Un día la innata curiosidad infantil apareció de improviso cuando alguien advirtió una oquedad, en el muro de la capilla que lindaba con aquellos jardines que habíamos convertidos en nuestro particular lugar de asueto y diversión. Revivo aquellas horas con emoción y con una claridad estremecedora porque hay rostros que se me aparecen y ya no están con nosotros, facciones que creí olvidadas y las presiento frente a mí con nitidez extraordinaria. Hace tanto y parece que fue ayer. La tarde declinaba. Las primeras luces del otoño comenzaban a diluirse con mayor presteza para sus espacios a las sombras. Con temor, aunque intentábamos disimularlo con impulsos de arrojo simulado, nos introducimos en aquella capilla que nos pareció la catedral de Burgos. Unos bancos, acorralados en rincón, proyectaban sus sombras sobre el suelo de mármol vencido por el tiempo. Una pátina oscura, mugrienta, ocultaba la brillantez albea que debió tener en otra época, el bruñido por el cuidado al que debía ser sometido por la orden religiosa femenina que se ocupaba del mantenimiento del colegio. Había un retablo majestuoso presidiendo el altar y una mesa labrada que retenía aún la solemnidad de las celebraciones eucarísticas. Los laterales del templo, soportado por gruesas columnas, albergaban pequeñas capillas con imágenes de santos y tal vez, unos lienzos con motivos religiosos. Nos pareció un lugar lóbrego pero con una atracción sobrenatural sobre nuestra curiosidad que nos invitaba a indagar, a descubrir los secretos que retenía entre sus paredes. Marchamos asombrados y conjurándonos en guardar el secreto de nuestro descubrimiento.

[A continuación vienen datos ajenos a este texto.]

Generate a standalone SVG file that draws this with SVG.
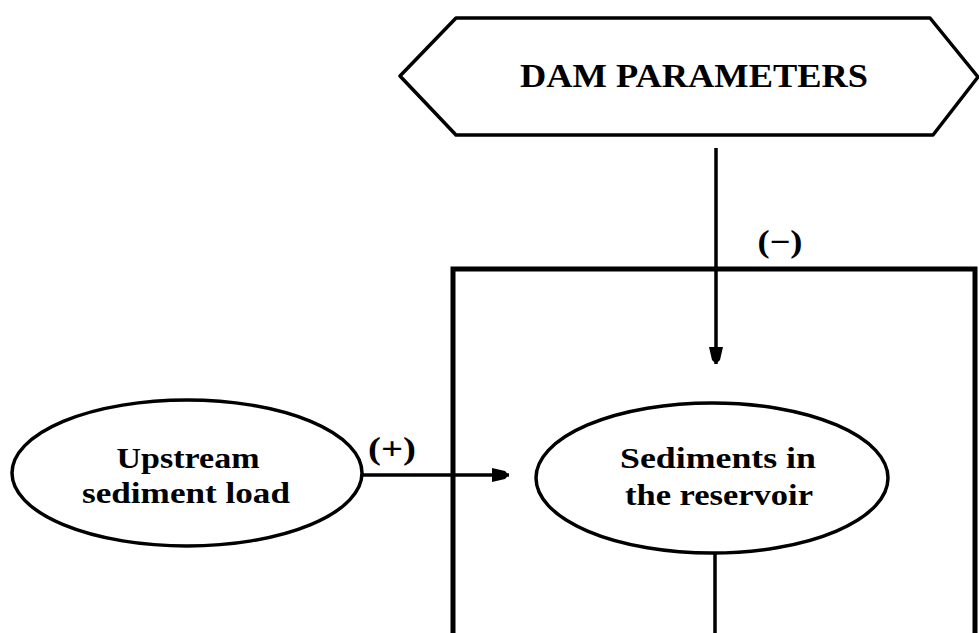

Volvimos muchos días para gozar de nuestro lugar. Con la luz clara del día pudimos apreciar las riquezas que se cobijaban entre aquellos muros, los esplendores de los que tuvimos constancia en aquellos momentos. Un tarde, cuando traspasamos el umbral de nuestra entrada secreta, vimos como unos obreros, que obraban con la mayor naturalidad y sin complejos, desmontaban todo el artesonado del retablo, cómo nos despojaban de “nuestras” posesiones. Cuando advirtieron nuestra presencia nos echaron con cajas destempladas, a gritos. Corrimos como locos. Retornamos a la tarde siguiente y vimos como un camión se llevaba todo el mobiliario. Las capillas fueron desmontadas impunemente durante las semanas siguientes y aquello quedó convertido en un páramo. Creo recordar que se llevaron hasta las columnas del claustro. Con el tiempo supimos de aquel desmán, de aquel expolio y que nadie tomó medidas cuando algunos medios de comunicación se hicieron eco de ello.
Hace unos días se llevaron el Códice Calixtino, el manuscrito más valioso e importante de España, con la misma impunidad con la que obraron en el colegio del Valle hace treinta y cinco años. Sin violencia, hasta con naturalidad. ¡Y no se percataron de la sustracción hasta unos días después! Seguimos igual. Con un gobierno que presume de ser garante del impulso cultural del pueblo y ni siquiera presta atención en la protección de una joya de esta magnitud. Nada importa si se cubren nuestros instintos. La protección de los bienes culturales en nuestro país parece no importar a nadie. Ahora colocan un facsímil y ya está. Ochocientos años sin robarse, un record que diría mi amigo Paco Portal. Puede suceder que un día nos encontremos con sólo el solar donde ahora se sitúa la Alhambra.